- Film poster
- Traditional Chinese: 心寒
- Simplified Chinese: 心寒
- Hanyu Pinyin: Xīn Hán
- Jyutping: Sam1 Hon4
- Directed by: Billy Chung
- Screenplay by: Paul Chung
- Produced by: Billy Chan
- Starring: Francis Ng Athena Chu Nick Cheung Tiffany Lee
- Cinematography: Choi Sung-fai Chan Yiu-ming
- Edited by: Poon Hung
- Music by: Matsuzaki Geki Tajima Taku Yoshida Naoki Lee Kai-cheung
- Production companies: Universe Entertainment Hand Made Films Company
- Distributed by: Universe Films Distribution
- Release date: 4 September 2003;
- Running time: 87 minutes
- Country: Hong Kong
- Language: Cantonese

= Shiver (2003 film) =

2003 Hong Kong film by Billy Chung

Shiver (released in the Philippines as Haunted Spirit) is a 2003 Hong Kong horror film directed by Billy Chung and starring Francis Ng, Athena Chu, Nick Cheung and Tiffany Lee.

==Plot==
Regional Crime Unit officer Chan Kwok-ming (Francis Ng) and his wife, Sammi Mok (Athena Chu) were on the way to finalize their proceedings for separation where an armed robbery breaks out in the streets. Kwok-ming steps in to assist in hunting the criminals, but Sammi was hit by a stray bullet and was seriously injured, leading her into a coma. Several months later, Sammi awakes from her coma. Sammi's doctor, Ko Chuen (Nick Cheung) warns her to be especially careful with her body as her blood type is very rare.

Since Kwok-ming is often busy and handling cases at the police station, Sammi is left home along to recover and have been hallucinating often lately. One time, Sammi sees a female celebrity, Kitty Chow (Tiffany Lee), killed in her hallucination. While being skeptical, Sammi walks into the back alley of a bar and discovers the corpse of Kitty. Since then, Sammi's mental became more severe. When Kwok-ming wanted to take a leave at the police station, his supervisor demands him to cancel all his leaves and investigate the case of Kitty Chow's murder. One night, Kwok-ming returns home and sees the walls being covered in words written with blood. The same night, Sammi also goes mad and heads into the road, causing serious traffic congestion. Afterwards, Sammi was taken to hospital to be examined by a psychiatrist.

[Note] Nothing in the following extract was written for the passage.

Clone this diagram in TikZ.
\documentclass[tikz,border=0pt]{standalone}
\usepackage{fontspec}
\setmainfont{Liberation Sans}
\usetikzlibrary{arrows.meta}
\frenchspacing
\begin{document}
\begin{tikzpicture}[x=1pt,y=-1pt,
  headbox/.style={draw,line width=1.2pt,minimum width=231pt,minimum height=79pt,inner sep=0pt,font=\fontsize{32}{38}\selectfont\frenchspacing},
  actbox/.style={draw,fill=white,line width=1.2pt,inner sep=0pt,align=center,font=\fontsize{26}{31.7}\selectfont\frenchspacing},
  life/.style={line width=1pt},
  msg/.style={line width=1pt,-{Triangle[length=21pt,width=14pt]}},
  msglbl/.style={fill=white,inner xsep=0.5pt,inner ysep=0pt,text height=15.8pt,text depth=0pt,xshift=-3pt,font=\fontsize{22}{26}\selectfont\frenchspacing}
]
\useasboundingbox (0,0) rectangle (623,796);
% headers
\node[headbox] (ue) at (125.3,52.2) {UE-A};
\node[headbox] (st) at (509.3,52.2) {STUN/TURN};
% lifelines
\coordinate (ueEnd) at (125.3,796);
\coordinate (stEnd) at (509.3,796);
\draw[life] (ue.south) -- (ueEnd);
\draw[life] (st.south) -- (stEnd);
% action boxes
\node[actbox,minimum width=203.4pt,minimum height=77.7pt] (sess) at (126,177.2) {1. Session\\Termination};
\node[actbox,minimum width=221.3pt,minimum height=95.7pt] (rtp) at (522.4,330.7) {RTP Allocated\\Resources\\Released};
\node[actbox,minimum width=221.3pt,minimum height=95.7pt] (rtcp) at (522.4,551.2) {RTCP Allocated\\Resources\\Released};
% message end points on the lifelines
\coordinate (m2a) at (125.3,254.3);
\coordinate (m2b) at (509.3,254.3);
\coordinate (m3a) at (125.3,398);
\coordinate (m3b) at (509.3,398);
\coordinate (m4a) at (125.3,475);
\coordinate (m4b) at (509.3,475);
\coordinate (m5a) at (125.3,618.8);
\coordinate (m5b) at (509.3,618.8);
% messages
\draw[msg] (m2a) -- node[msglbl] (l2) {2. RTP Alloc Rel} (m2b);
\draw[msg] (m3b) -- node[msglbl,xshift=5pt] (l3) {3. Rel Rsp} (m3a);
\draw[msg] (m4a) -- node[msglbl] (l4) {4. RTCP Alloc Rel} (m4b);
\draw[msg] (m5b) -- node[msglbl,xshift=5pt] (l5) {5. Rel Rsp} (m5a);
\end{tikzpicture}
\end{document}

Meanwhile, Kwok-ming was investigating another case where a lawyer was murdered and discovers that the case is linked to the murder of Kitty Chow. While the crime scene, Kwok-ming shockingly witnesses the lawyer coming back to life and takes him to the hospital. In the hospital, Kwok-ming is informed that the lawyer requires an emergency blood transfusion from a rare blood type, which incidentally, happen to be the same blood type as Sammi. However, in this critical moment, Sammi mysteriously goes missing.

==Cast==
- Francis Ng as Chan Kwok-ming (陳國明)
- Athena Chu as Sammi Mok (莫心怡)
- Nick Cheung as Dr. Ko Chuen (高川醫生)
- Tiffany Lee as Kitty Chow (周潔瑜)
- Benz Hui as Kwok-ming's supervisor
- Patrick Tang as Kwok-ming's subordinate
- Ben Cheung as Kwok-ming's subordinate
- Gloria Wong as Bobo Chan
- Viann Leung as Tracy
- Felix Lok as Coroner Bee (B哥)
- Siu Hung as Security guard
- Wong Man-shing as Robber
- Vincent Chik as Robber
- Wong Yui-sang as Robber
- Lam Kwok-kit as Policeman
- Lui Siu-ming as Policeman
- Sin Yan-kau
- Benny Lai

==Release==
Shiver was released in Hong Kong on 4 September 2003. In the Philippines, the film was released as Haunted Spirit on 28 April 2004.

==Critical reception==
Beyond Hollywood gave the film a mixed review, praising lead actor Francis Ng's performance and concluded the review stating "although it’s not a film of spectacular quality, there’s enough about Shiver to recommend." LoveHKFilm praised the direction of Billy Chung and the performances of Ng, Athena Chu and Nick Cheung, but criticizes how problems were easily and conveniently resolved. So Good Reviews praises its "effective establishments of character relationships" and Chung's direction of quick cut horror imagery, but criticizes the cinematography as "flat."